REPUBLIKA.CO.ID, JAKARTA -- Pakar otonomi daerah Djohermasyah Djohan mengatakan, apabila pilkada digelar serentak pada 2024, kemungkinan akan muncul kekhawatiran adanya kepentingan tertentu dari pemerintah saat ratusan kepala daerah diisi oleh para penjabat (pj). Opsi lainnya, pemerintah melalui revisi Undang-Undang tentang Pilkada, dapat memperpanjang jabatan kepala daerah hasil pilkada 2017 dan 2018.
"Yang masa jabatannya habis di 2022 dan 2023 diperpanjang ke 2024. Bisa saja itu diadopsi karena mereka sudah punya pengalaman, dan yang paling penting, mereka legitimate," ujar Djohermasyah dalam diskusi publik secara daring, Kamis (4/2).
Dia menyebutkan, ada 101 kepala daerah yang masa jabatannya berakhir pada 2022, termasuk gubernur DKI Jakarta. Sementara, ada 170 kepala daerah akhir masa jabatannya pada 2023.

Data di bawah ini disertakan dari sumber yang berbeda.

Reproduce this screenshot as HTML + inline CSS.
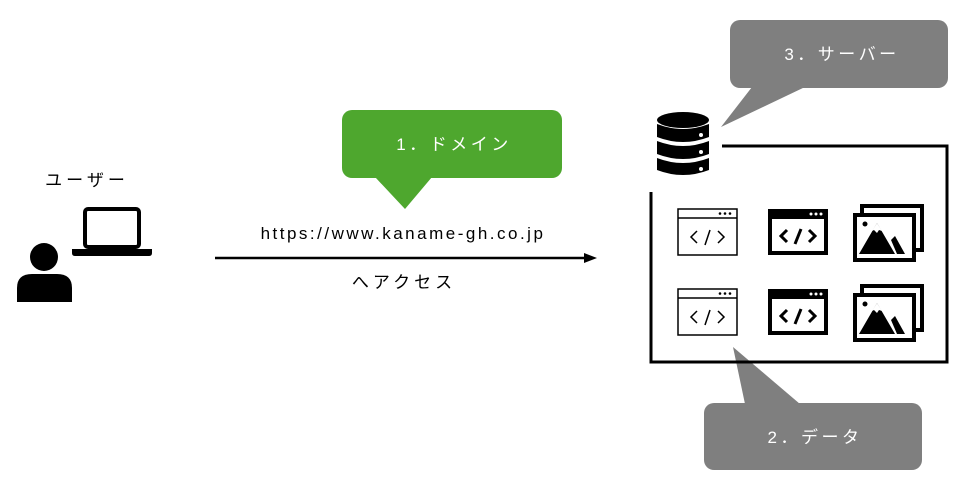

Namun, berdasarkan Undang-Undang Nomor 10 Tahun 2016 tentang Pilkada, tidak ada pemilihan kepala daerah pada 2022 dan 2023. Jabatan kepala daerah akan diisi para penjabat dari jajaran aparatur sipil negara (ASN) pemerintah pusat untuk gubernur dan pemerintah provinsi untuk bupati/wali kota yang memenuhi syarat serta ditunjuk menteri dalam negeri (mendagri) dan gubernur.
"Persoalan Pj ini legitimasinya kurang karena dia diangkat oleh pemimpin. apalagi kalau ada kecurigaan ke pemerintah, bisa aja ditaruh orang-orang yang pro kepentingan pemerintah," kata Djohermansyah.